Volume 1 Page 154
Posted February 8, 2016 at 12:01 am

New readers, brace yo’selves for Empowered to begin taking its first dainty little steps into rather darker and disturbing narrative territory, as this story provides some clarification on this Thugboy line from the previous story: “We wound up picking the wrong f**king supervillain to rip off.” And how, as you’ll soon see! (I wasn’t kidding about the off-repeated tagline, “A sexy superhero comedy, except when it isn’t.”)

I’m ocasionally tweeted at by readers who decry any mention of the series’ tonally mixed content with some variation on this line: “Empowered was supposed to be a comedy!” Ignoring the entitlement issues inherent to readers telling creators what their stories are allowed to be, I would have long ago pulled the plug on this series if it could only be a comedy. I certainly wouldn’t have invested most of the previous decade of my life in this project if were limited to depicting naught but wacky jokes and whimsically ribald japery.  

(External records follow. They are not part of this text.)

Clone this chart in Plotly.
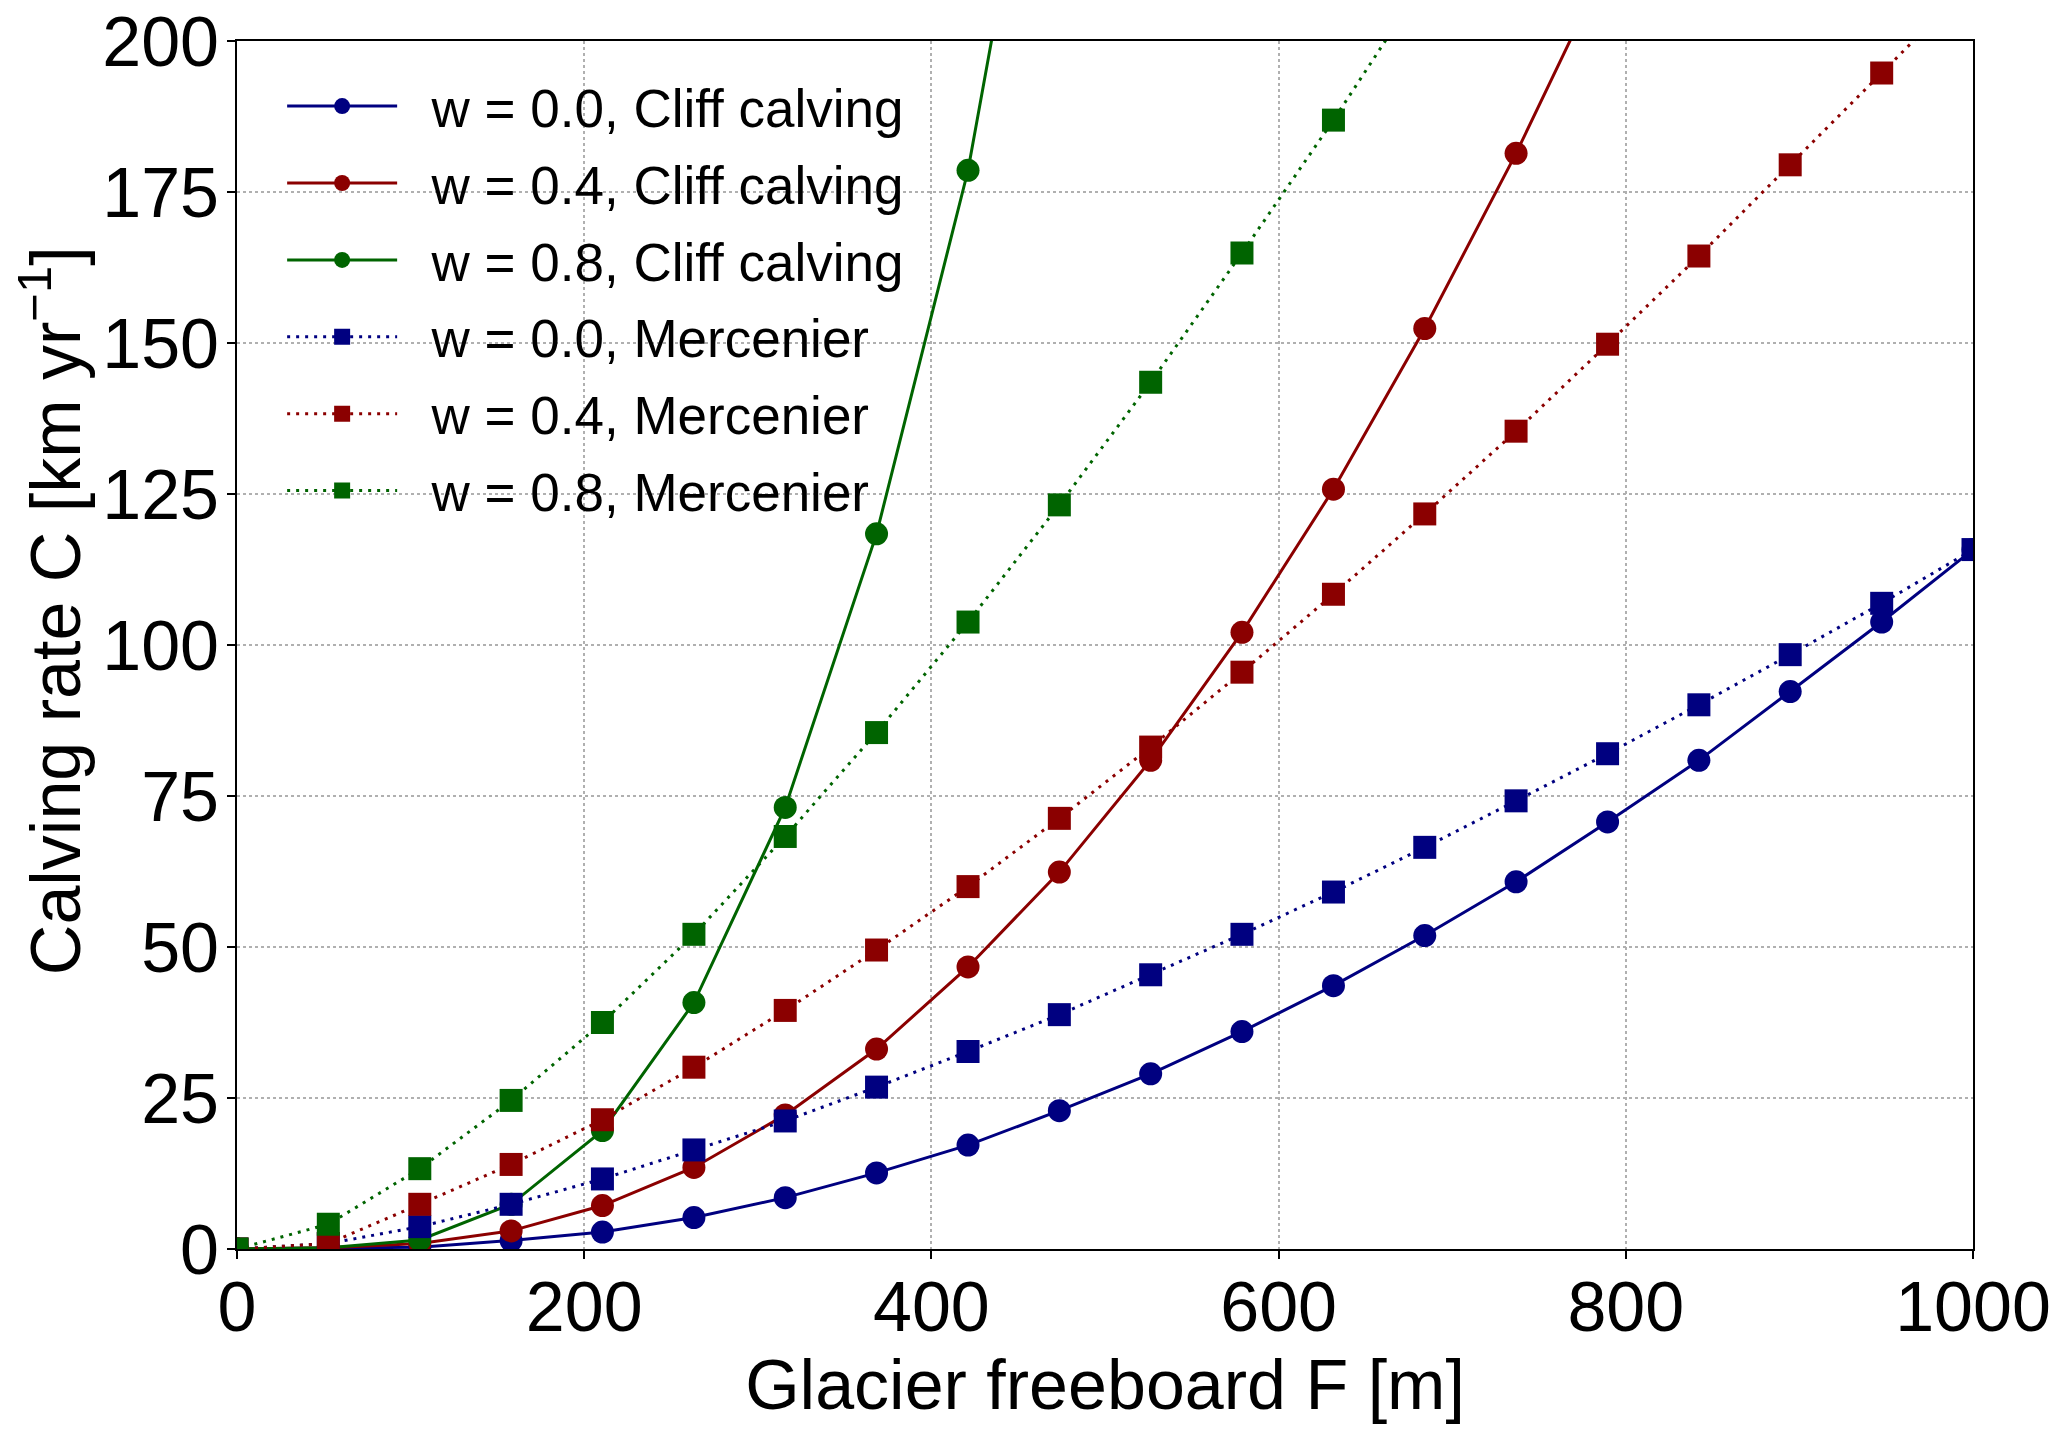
import plotly.graph_objects as go

# glacier freeboard F [m], 20 evenly spaced values
freeboard = [0.0, 52.6, 105.3, 157.9, 210.5, 263.2, 315.8, 368.4, 421.1, 473.7,
             526.3, 578.9, 631.6, 684.2, 736.8, 789.5, 842.1, 894.7, 947.4, 1000.0]

# calving rate C [km/yr]
cliff_w00 = [0, 0.1, 0.3, 1.4, 2.8, 5.2, 8.5, 12.6, 17.2, 22.9,
             29.0, 36.0, 43.6, 51.9, 60.8, 70.7, 80.9, 92.3, 103.8, 115.8]
cliff_w04 = [0, 0.2, 0.9, 3.0, 7.2, 13.5, 22.2, 33.1, 46.7, 62.4,
             80.9, 102.1, 125.8, 152.4, 181.4, 213.0]
cliff_w08 = [0, 0.2, 1.5, 7.4, 19.6, 40.8, 73.1, 118.4, 178.6, 262.0]

merc_w00 = [0, 0.9, 3.7, 7.4, 11.6, 16.4, 21.2, 26.8, 32.7, 38.8,
            45.4, 52.1, 59.1, 66.5, 74.2, 82.0, 90.1, 98.4, 106.9, 115.8]
merc_w04 = [0, 0.9, 7.4, 14.0, 21.4, 30.1, 39.5, 49.5, 60.0, 71.3,
            83.1, 95.5, 108.4, 121.7, 135.4, 149.8, 164.4, 179.5, 194.7, 210.0]
merc_w08 = [0, 4.1, 13.3, 24.6, 37.5, 52.1, 68.3, 85.5, 103.8, 123.2,
            143.5, 164.9, 186.9, 210.0]

navy = '#000080'
red = '#8b0000'
green = '#006400'

series = [
    ('w = 0.0, Cliff calving', cliff_w00, navy, 'solid', 'circle'),
    ('w = 0.4, Cliff calving', cliff_w04, red, 'solid', 'circle'),
    ('w = 0.8, Cliff calving', cliff_w08, green, 'solid', 'circle'),
    ('w = 0.0, Mercenier', merc_w00, navy, '3px,6px', 'square'),
    ('w = 0.4, Mercenier', merc_w04, red, '3px,6px', 'square'),
    ('w = 0.8, Mercenier', merc_w08, green, '3px,6px', 'square'),
]

data = []
for i, (name, vals, col, dash, sym) in enumerate(series):
    data.append(go.Scatter(x=freeboard[:len(vals)], y=vals,
                           name='\u00a0\u00a0' + name, legendgroup=str(i),
                           mode='lines+markers',
                           line=dict(color=col, width=3, dash=dash),
                           marker=dict(color=col, size=23, symbol=sym)))

font = 'Liberation Sans, Arial, sans-serif'
axis_common = dict(showline=True, linecolor='black', linewidth=2, mirror=True,
                   ticks='outside', ticklen=8, tickwidth=2, tickcolor='black',
                   showgrid=True, gridcolor='#b0b0b0', griddash='dot', gridwidth=1.5,
                   zeroline=False, automargin=False, ticklabeloverflow='allow',
                   tickfont=dict(size=70, color='black'))

layout = go.Layout(
    width=2051, height=1423,
    font=dict(family=font, color='black'),
    paper_bgcolor='white', plot_bgcolor='white',
    margin=dict(l=229, r=86, t=33, b=182),
    xaxis=dict(range=[0, 1000], dtick=200, ticklabelstandoff=-12,
               title=dict(text='Glacier freeboard F [m]', font=dict(size=70), standoff=10),
               **axis_common),
    yaxis=dict(range=[0, 200], dtick=25, ticklabelstandoff=-6, **axis_common),
    legend=dict(x=0.026, y=0.98, xanchor='left', yanchor='top',
                font=dict(size=53), bgcolor='rgba(255,255,255,0)',
                itemwidth=110, tracegroupgap=5),
    annotations=[dict(text='Calving rate C [km yr<sup>\u22121</sup>]',
                      textangle=-90, font=dict(size=70),
                      xref='paper', yref='paper', x=0, y=0.528,
                      xanchor='center', yanchor='middle', xshift=-186,
                      showarrow=False)],
    showlegend=True,
)

fig = go.Figure(data=data, layout=layout)
fig.write_html("out.html")
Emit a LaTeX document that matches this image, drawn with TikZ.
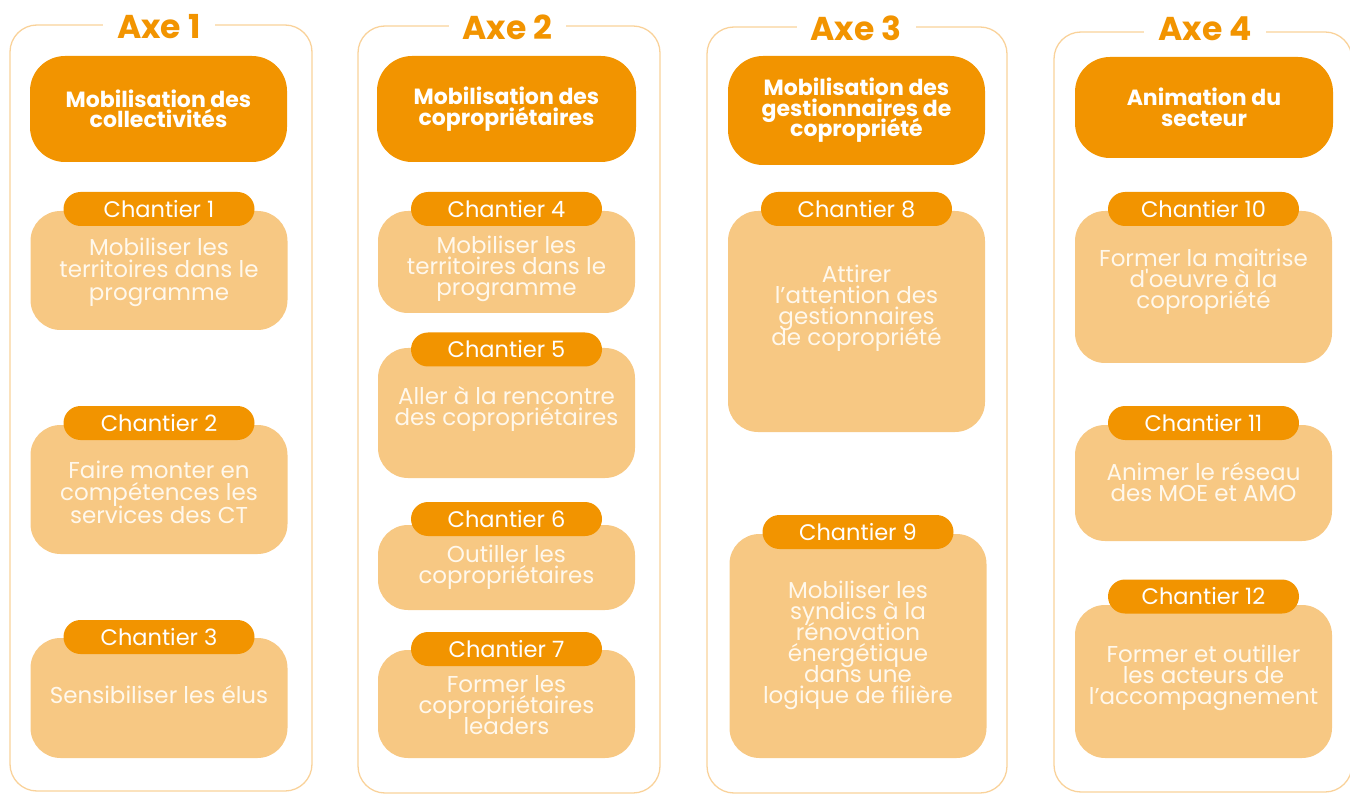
\documentclass[tikz,border=0pt]{standalone}
\usepackage{fontspec}
\newfontfamily\pop{Poppins}
\definecolor{hdr}{HTML}{F29400}
\definecolor{lite}{HTML}{F7C883}
\definecolor{frm}{HTML}{F9D29A}
\definecolor{txt}{HTML}{FFF8EC}
\newcommand\tightlines{\lineskiplimit=-100pt\lineskip=0pt\relax}
\tikzset{
  frame/.style={draw=frm, line width=1.3pt, rounded corners=27pt, inner sep=0pt},
  axetitle/.style={fill=white, text=hdr, inner xsep=14pt, inner ysep=2pt, font=\pop\bfseries\fontsize{33}{33}\selectfont},
  header/.style={fill=hdr, rounded corners=35pt, text=white, align=center, inner sep=0pt,
    font=\pop\bfseries\fontsize{22}{20.5}\selectfont\tightlines},
  cbox/.style={fill=lite, rounded corners=30pt, inner sep=0pt, minimum width=257pt},
  pill/.style={fill=hdr, rounded corners=17pt, text=white, inner sep=0pt,
    minimum width=191pt, minimum height=34pt, font=\pop\fontsize{22.5}{22.5}\selectfont},
  ctext/.style={text=txt, align=center, inner sep=0pt, font=\pop\fontsize{23}{21}\selectfont\tightlines},
  wide/.style={font=\pop\fontsize{23}{22.5}\selectfont\tightlines},
}
% #1 style, #2 name, #3 box cx, #4 pill cy, #5 box top, #6 box bottom, #7 text cy, #8 number, #9 text
\newcommand\chant[9][]{%
  \node[cbox, minimum height={#6pt-#5pt}] (#2b) at (#3,{(#5+#6)/2}) {};
  \node[pill] (#2p) at (#3,#4) {Chantier #8};
  \node[ctext,#1] (#2t) at (#3,#7) {#9};
}
\begin{document}
\begin{tikzpicture}[x=1pt,y=-1pt]
\useasboundingbox (0,0) rectangle (1350,794);
\clip (0,0) rectangle (1350,794);
% frames
\node[frame, minimum width=302pt, minimum height=766pt] (f1) at (161,408) {};
\node[frame, minimum width=302pt, minimum height=767pt] (f2) at (509,409.5) {};
\node[frame, minimum width=300pt, minimum height=766pt] (f3) at (857,410) {};
\node[frame, minimum width=298pt, minimum height=760pt] (f4) at (1203,412) {};
% titles
\node[axetitle] (a1) at (159,27) {Axe 1};
\node[axetitle] (a2) at (507.5,27) {Axe 2};
\node[axetitle] (a3) at (856,28) {Axe 3};
\node[axetitle] (a4) at (1205,29) {Axe 4};
% headers
\node[header, minimum width=257pt, minimum height=106pt] (h1) at (158.5,109) {Mobilisation des\\collectivités};
\node[header, minimum width=259pt, minimum height=106pt] (h2) at (506.5,109) {Mobilisation des\\copropriétaires};
\node[header, minimum width=257pt, minimum height=109pt] (h3) at (856.5,110.5) {Mobilisation des\\gestionnaires de\\copropriété};
\node[header, minimum width=258pt, minimum height=101pt] (h4) at (1204,107.5) {Animation du\\secteur};
% column 1
\chant[wide]{c1}{159}{209}{211}{330}{272}{1}{Mobiliser les\\territoires dans le\\programme}
\chant[wide]{c2}{159}{423}{425}{554}{492}{2}{Faire monter en\\compétences les\\services des CT}
\chant{c3}{159}{637}{638}{758}{695}{3}{Sensibiliser les élus}
% column 2
\chant{c4}{506.5}{209}{211}{313}{269}{4}{Mobiliser les\\territoires dans le\\programme}
\chant{c5}{506.5}{349.5}{348}{478}{408.5}{5}{Aller à la rencontre\\des copropriétaires}
\chant{c6}{506.5}{519}{525}{610}{567.5}{6}{Outiller les\\copropriétaires}
\chant{c7}{506.5}{649}{650}{758}{705}{7}{Former les\\copropriétaires\\leaders}
% column 3
\chant{c8}{856.5}{209}{211}{432}{308}{8}{Attirer\\l’attention des\\gestionnaires\\de copropriété}
\chant{c9}{858}{532}{534}{758}{645}{9}{Mobiliser les\\syndics à la\\rénovation\\énergétique\\dans une\\logique de filière}
% column 4
\chant{c10}{1203.5}{209}{211}{363}{282}{10}{Former la maitrise\\d'oeuvre à la\\copropriété}
\chant{c11}{1203.5}{423}{425}{541}{482}{11}{Animer le réseau\\des MOE et AMO}
\chant{c12}{1203.5}{596.5}{605}{758}{678}{12}{Former et outiller\\les acteurs de\\l’accompagnement}
\end{tikzpicture}
\end{document}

That being said, this story’s turn to the nightmarish—or “grimderp,” to quote one such Twitter critic—isn’t the real reason that Empowered continued beyond these early stories. No, the true lifeblood of the continuing series doesn’t appear until late in vol. 2, when the book’s concluding story veers into an intense and emotionally charged anecdote from Emp’s childhood. That moment is, in fact, the main reason that the series continued, because it truly showed me that the premise of Empowered was flexible enough to allow me to explore more fulfilling narrative directions than humor and humor alone. As a writer, emotional intensity and resonance is vastly more important to me than mere “grimdarkness” as such. 

Then again, I assume that Twitter Critic never read any of my previous comics work, as no long-term project I’ve ever worked on has been locked down to a “comedy-only” format. Dirty Pair, Gen13, Titans: Scissors, Paper Stone, Livewires, even Bubblegum Crisis: Grand Mal—all of ’em, sooner or later, strayed into more tonally complex narrative approaches. That’s just, well, “how I do,” folks.